The system *must* be otherwise idle before and during the
test. The data indicates it was not.
I didn't use the computer and there was no download or
anything explicit run by me in the background, so I don't know
what more to do in that regard?
Then the "cpu-stats" function must be causing the spikes in the
"core*_freq" values, by the several child processes it creates in rapid
succession. Get rid of the useless CPU_fan_speed call. Insert a 1
second sleep ahead of each of the remaining data point collection calls.

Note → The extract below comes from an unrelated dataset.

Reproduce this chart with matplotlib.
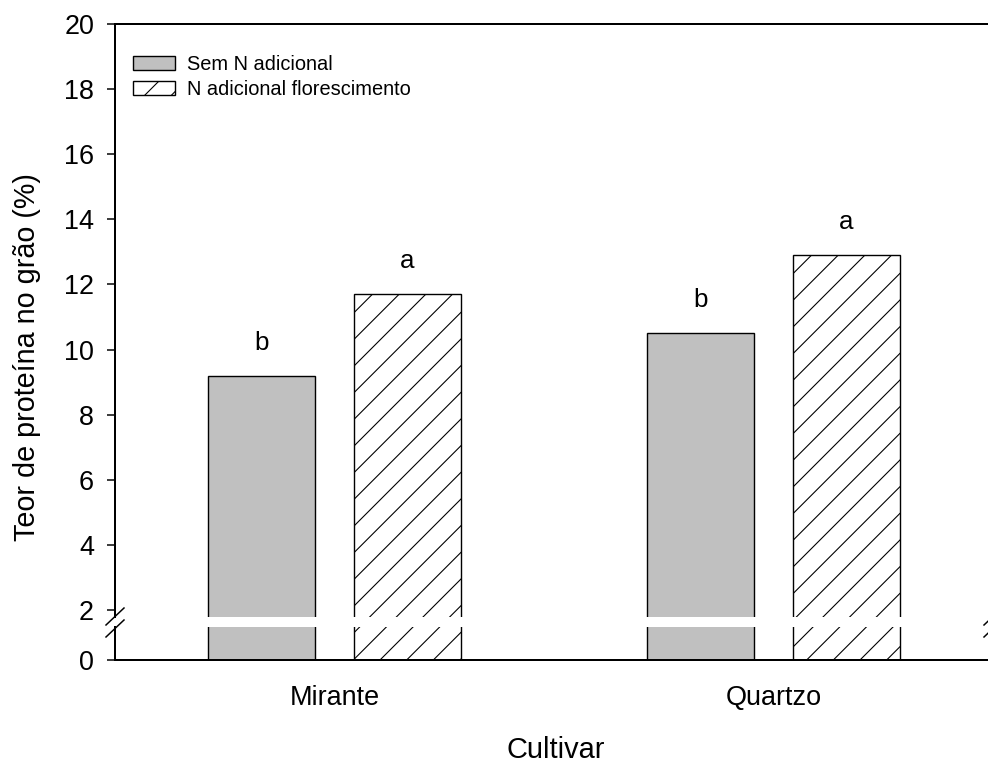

Adjust the iteration counts and the sleep times in the calling loops
to compensate.
<snip>
There is supposed to be a cool-down delay at the start of
each governor sub-run. My WAG was 3 minutes. Your test did 2
minutes (off by 1 error).
Weird, if you mean this part of the pseudocode
loop 3 times
sleep 60 seconds
print statistics
endloop
then that's this part of the zsh code
repeat 3 {
sleep 60
cpu-stats
}
so I don't know what that isn't 3 minutes ... ?
I was off-by-one -- there is no "print statistics" at the top of the
script, which means the first data row comes out after 60 seconds.
Please add a 10 second sleep and a call to "cpu-stats" prior to the
governor loop.
But, a fundamental reality is the Nyquist–Shannon sampling theorem:
https://en.wikipedia.org/wiki/Nyquist%E2%80%93Shannon_sampling_theorem
Each of the data points your script is collecting has some signal
processing behind it; notably a sampling period. Please RTFM and see if
you can determine the periods of the CPU temperature sensor readings and
the core frequency readings, and if you can adjust those periods so that
they are longer than your data collection period.
It might be best to rework the loops so that the data collection period
is constant throughout the entire test.
After each loading cycle, the load processes must be killed.
OK.
Looking at the "processes", "system_load", and "core*_freq" fields, the
overall test data indicates that the "conservative" sub-run loaded the
machine to 100% and that the loading processes never were killed. The
second and subsequent governor sub-runs just added more load. Debug the
code related to "pids" and kill.
<snip>
Have you isolated and identified the primary noise
source(s)? Have you quantified them (e.g.
sound measurement)?
No?
If the loudest sound source is the PSU or GPU fan, then tuning the CPU
and/or chassis fans isn't going to help.